WRITTEN REQUEST. Copy all lines below exactly as written. Leave pictures out.

DATA BLOCK.

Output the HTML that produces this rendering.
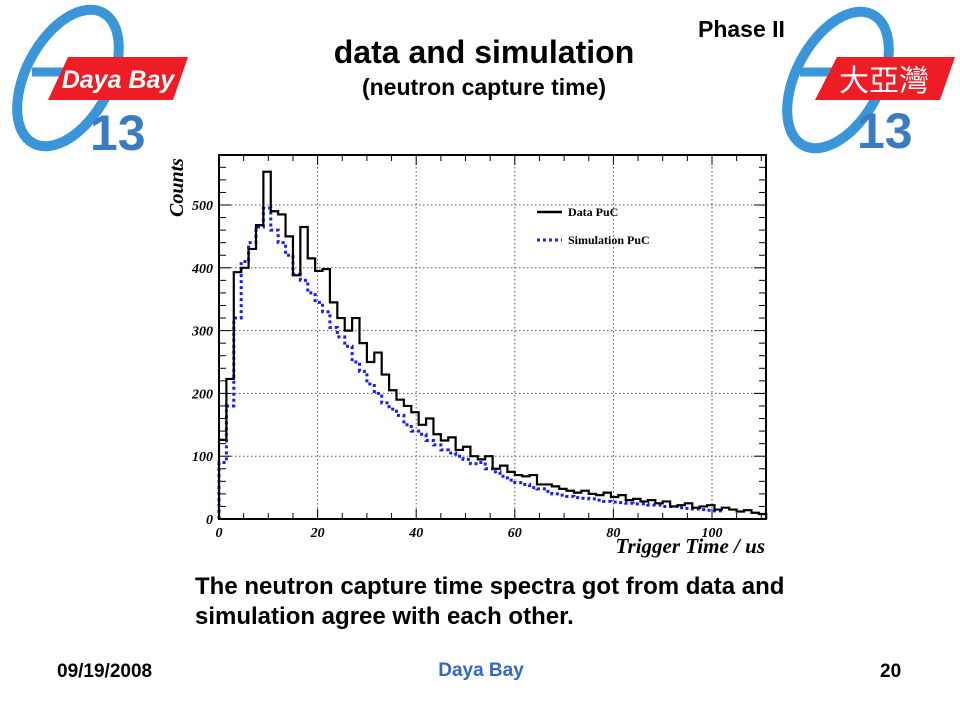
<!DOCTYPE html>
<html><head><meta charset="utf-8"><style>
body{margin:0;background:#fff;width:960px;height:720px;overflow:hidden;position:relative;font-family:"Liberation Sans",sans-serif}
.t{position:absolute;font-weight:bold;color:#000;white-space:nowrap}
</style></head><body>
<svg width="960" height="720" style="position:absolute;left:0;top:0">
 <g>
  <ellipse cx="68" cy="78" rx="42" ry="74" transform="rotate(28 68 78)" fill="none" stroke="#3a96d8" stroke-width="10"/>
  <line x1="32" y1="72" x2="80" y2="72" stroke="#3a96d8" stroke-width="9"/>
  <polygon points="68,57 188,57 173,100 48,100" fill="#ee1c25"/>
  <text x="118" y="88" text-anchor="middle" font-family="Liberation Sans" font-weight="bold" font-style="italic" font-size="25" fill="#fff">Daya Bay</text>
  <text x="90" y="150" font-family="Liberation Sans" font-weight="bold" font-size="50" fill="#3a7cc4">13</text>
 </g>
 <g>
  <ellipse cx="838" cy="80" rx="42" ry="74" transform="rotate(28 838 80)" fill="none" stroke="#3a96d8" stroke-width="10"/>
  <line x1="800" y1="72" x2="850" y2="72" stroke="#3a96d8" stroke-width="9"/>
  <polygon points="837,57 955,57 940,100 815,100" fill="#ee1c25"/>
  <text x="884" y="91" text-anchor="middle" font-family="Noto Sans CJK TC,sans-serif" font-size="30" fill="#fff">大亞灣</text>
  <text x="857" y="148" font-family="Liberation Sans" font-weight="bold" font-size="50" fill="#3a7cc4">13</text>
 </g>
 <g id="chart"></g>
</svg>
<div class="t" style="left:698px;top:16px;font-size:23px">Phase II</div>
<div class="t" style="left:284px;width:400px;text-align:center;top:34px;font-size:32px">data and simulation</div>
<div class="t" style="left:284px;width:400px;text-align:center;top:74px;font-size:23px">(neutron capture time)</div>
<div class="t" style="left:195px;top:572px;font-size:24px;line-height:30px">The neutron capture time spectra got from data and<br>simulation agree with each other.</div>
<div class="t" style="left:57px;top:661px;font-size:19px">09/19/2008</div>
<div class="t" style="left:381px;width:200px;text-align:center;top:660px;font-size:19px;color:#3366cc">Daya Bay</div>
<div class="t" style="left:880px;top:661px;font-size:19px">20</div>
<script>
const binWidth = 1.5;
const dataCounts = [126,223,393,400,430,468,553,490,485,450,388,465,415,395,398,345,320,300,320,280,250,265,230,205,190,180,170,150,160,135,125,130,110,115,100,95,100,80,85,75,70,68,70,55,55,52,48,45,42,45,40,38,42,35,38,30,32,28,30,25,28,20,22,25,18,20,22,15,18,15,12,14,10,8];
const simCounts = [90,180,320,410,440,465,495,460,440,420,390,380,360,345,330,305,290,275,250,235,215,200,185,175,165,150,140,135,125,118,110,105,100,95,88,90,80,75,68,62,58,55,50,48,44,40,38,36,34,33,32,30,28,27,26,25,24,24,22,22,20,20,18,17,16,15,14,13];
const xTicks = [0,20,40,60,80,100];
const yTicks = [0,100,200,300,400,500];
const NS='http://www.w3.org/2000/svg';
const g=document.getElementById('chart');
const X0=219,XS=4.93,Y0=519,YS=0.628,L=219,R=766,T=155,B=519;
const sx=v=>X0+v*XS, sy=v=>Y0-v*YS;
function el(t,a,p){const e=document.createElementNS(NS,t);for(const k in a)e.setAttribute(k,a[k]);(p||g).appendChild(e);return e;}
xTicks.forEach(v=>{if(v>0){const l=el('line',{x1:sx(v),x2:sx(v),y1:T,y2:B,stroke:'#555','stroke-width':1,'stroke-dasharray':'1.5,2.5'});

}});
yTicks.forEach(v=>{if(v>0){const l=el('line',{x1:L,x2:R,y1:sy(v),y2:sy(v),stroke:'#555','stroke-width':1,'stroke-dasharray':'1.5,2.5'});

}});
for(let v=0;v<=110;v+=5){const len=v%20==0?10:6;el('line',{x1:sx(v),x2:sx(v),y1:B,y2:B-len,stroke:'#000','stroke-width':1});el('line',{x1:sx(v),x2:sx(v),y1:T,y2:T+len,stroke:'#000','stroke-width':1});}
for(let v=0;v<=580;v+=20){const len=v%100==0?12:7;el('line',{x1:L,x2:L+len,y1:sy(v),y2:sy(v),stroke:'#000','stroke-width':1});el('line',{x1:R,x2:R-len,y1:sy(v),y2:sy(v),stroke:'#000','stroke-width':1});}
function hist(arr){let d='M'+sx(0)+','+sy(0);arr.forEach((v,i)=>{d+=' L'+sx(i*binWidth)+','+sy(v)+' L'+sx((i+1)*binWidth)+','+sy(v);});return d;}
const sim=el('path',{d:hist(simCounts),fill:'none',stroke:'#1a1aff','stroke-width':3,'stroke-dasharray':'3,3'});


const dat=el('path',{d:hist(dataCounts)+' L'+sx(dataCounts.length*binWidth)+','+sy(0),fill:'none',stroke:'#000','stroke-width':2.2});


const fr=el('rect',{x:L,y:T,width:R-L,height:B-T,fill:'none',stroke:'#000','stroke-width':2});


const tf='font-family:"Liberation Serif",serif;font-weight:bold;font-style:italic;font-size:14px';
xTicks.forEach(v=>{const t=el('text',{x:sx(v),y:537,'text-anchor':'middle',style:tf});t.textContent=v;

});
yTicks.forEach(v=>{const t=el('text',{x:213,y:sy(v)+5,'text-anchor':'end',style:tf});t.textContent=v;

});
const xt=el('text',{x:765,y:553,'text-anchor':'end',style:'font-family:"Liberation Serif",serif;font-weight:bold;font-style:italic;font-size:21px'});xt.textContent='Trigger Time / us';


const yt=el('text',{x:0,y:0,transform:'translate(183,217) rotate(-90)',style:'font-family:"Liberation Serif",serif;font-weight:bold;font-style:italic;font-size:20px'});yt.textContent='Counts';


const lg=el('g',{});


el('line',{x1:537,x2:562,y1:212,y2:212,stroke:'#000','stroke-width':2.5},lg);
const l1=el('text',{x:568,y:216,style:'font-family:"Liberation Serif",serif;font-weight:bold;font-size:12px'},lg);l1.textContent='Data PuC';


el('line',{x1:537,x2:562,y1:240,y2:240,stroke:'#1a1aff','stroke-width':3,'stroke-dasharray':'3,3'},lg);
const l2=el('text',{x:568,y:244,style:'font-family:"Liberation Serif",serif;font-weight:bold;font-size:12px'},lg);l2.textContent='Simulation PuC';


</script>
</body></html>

ANSWER TO THIS EXERCISE.
Output the HTML that produces this rendering.
<!DOCTYPE html>
<html><head><meta charset="utf-8"><style>
body{margin:0;background:#fff;width:960px;height:720px;overflow:hidden;position:relative;font-family:"Liberation Sans",sans-serif}
.t{position:absolute;font-weight:bold;color:#000;white-space:nowrap}
</style></head><body>
<svg width="960" height="720" style="position:absolute;left:0;top:0">
 <g>
  <ellipse cx="68" cy="78" rx="42" ry="74" transform="rotate(28 68 78)" fill="none" stroke="#3a96d8" stroke-width="10"/>
  <line x1="32" y1="72" x2="80" y2="72" stroke="#3a96d8" stroke-width="9"/>
  <polygon points="68,57 188,57 173,100 48,100" fill="#ee1c25"/>
  <text x="118" y="88" text-anchor="middle" font-family="Liberation Sans" font-weight="bold" font-style="italic" font-size="25" fill="#fff">Daya Bay</text>
  <text x="90" y="150" font-family="Liberation Sans" font-weight="bold" font-size="50" fill="#3a7cc4">13</text>
 </g>
 <g>
  <ellipse cx="838" cy="80" rx="42" ry="74" transform="rotate(28 838 80)" fill="none" stroke="#3a96d8" stroke-width="10"/>
  <line x1="800" y1="72" x2="850" y2="72" stroke="#3a96d8" stroke-width="9"/>
  <polygon points="837,57 955,57 940,100 815,100" fill="#ee1c25"/>
  <text x="884" y="91" text-anchor="middle" font-family="Noto Sans CJK TC,sans-serif" font-size="30" fill="#fff">大亞灣</text>
  <text x="857" y="148" font-family="Liberation Sans" font-weight="bold" font-size="50" fill="#3a7cc4">13</text>
 </g>
 <g id="chart"></g>
</svg>
<div class="t" style="left:698px;top:16px;font-size:23px">Phase II</div>
<div class="t" style="left:284px;width:400px;text-align:center;top:34px;font-size:32px">data and simulation</div>
<div class="t" style="left:284px;width:400px;text-align:center;top:74px;font-size:23px">(neutron capture time)</div>
<div class="t" style="left:195px;top:572px;font-size:24px;line-height:30px">The neutron capture time spectra got from data and<br>simulation agree with each other.</div>
<div class="t" style="left:57px;top:661px;font-size:19px">09/19/2008</div>
<div class="t" style="left:381px;width:200px;text-align:center;top:660px;font-size:19px;color:#3366cc">Daya Bay</div>
<div class="t" style="left:880px;top:661px;font-size:19px">20</div>
<script>
const binWidth = 1.5;
const dataCounts = [126,223,393,400,430,468,553,490,485,450,388,465,415,395,398,345,320,300,320,280,250,265,230,205,190,180,170,150,160,135,125,130,110,115,100,95,100,80,85,75,70,68,70,55,55,52,48,45,42,45,40,38,42,35,38,30,32,28,30,25,28,20,22,25,18,20,22,15,18,15,12,14,10,8];
const simCounts = [90,180,320,410,440,465,495,460,440,420,390,380,360,345,330,305,290,275,250,235,215,200,185,175,165,150,140,135,125,118,110,105,100,95,88,90,80,75,68,62,58,55,50,48,44,40,38,36,34,33,32,30,28,27,26,25,24,24,22,22,20,20,18,17,16,15,14,13];
const xTicks = [0,20,40,60,80,100];
const yTicks = [0,100,200,300,400,500];
const NS='http://www.w3.org/2000/svg';
const g=document.getElementById('chart');
const X0=219,XS=4.93,Y0=519,YS=0.628,L=219,R=766,T=155,B=519;
const sx=v=>X0+v*XS, sy=v=>Y0-v*YS;
function el(t,a,p){const e=document.createElementNS(NS,t);for(const k in a)e.setAttribute(k,a[k]);(p||g).appendChild(e);return e;}
xTicks.forEach(v=>{if(v>0){const l=el('line',{x1:sx(v),x2:sx(v),y1:T,y2:B,stroke:'#555','stroke-width':1,'stroke-dasharray':'1.5,2.5'});

}});
yTicks.forEach(v=>{if(v>0){const l=el('line',{x1:L,x2:R,y1:sy(v),y2:sy(v),stroke:'#555','stroke-width':1,'stroke-dasharray':'1.5,2.5'});

}});
for(let v=0;v<=110;v+=5){const len=v%20==0?10:6;el('line',{x1:sx(v),x2:sx(v),y1:B,y2:B-len,stroke:'#000','stroke-width':1});el('line',{x1:sx(v),x2:sx(v),y1:T,y2:T+len,stroke:'#000','stroke-width':1});}
for(let v=0;v<=580;v+=20){const len=v%100==0?12:7;el('line',{x1:L,x2:L+len,y1:sy(v),y2:sy(v),stroke:'#000','stroke-width':1});el('line',{x1:R,x2:R-len,y1:sy(v),y2:sy(v),stroke:'#000','stroke-width':1});}
function hist(arr){let d='M'+sx(0)+','+sy(0);arr.forEach((v,i)=>{d+=' L'+sx(i*binWidth)+','+sy(v)+' L'+sx((i+1)*binWidth)+','+sy(v);});return d;}
const sim=el('path',{d:hist(simCounts),fill:'none',stroke:'#1a1aff','stroke-width':3,'stroke-dasharray':'3,3'});


const dat=el('path',{d:hist(dataCounts)+' L'+sx(dataCounts.length*binWidth)+','+sy(0),fill:'none',stroke:'#000','stroke-width':2.2});


const fr=el('rect',{x:L,y:T,width:R-L,height:B-T,fill:'none',stroke:'#000','stroke-width':2});


const tf='font-family:"Liberation Serif",serif;font-weight:bold;font-style:italic;font-size:14px';
xTicks.forEach(v=>{const t=el('text',{x:sx(v),y:537,'text-anchor':'middle',style:tf});t.textContent=v;

});
yTicks.forEach(v=>{const t=el('text',{x:213,y:sy(v)+5,'text-anchor':'end',style:tf});t.textContent=v;

});
const xt=el('text',{x:765,y:553,'text-anchor':'end',style:'font-family:"Liberation Serif",serif;font-weight:bold;font-style:italic;font-size:21px'});xt.textContent='Trigger Time / us';


const yt=el('text',{x:0,y:0,transform:'translate(183,217) rotate(-90)',style:'font-family:"Liberation Serif",serif;font-weight:bold;font-style:italic;font-size:20px'});yt.textContent='Counts';


const lg=el('g',{});


el('line',{x1:537,x2:562,y1:212,y2:212,stroke:'#000','stroke-width':2.5},lg);
const l1=el('text',{x:568,y:216,style:'font-family:"Liberation Serif",serif;font-weight:bold;font-size:12px'},lg);l1.textContent='Data PuC';


el('line',{x1:537,x2:562,y1:240,y2:240,stroke:'#1a1aff','stroke-width':3,'stroke-dasharray':'3,3'},lg);
const l2=el('text',{x:568,y:244,style:'font-family:"Liberation Serif",serif;font-weight:bold;font-size:12px'},lg);l2.textContent='Simulation PuC';


</script>
</body></html>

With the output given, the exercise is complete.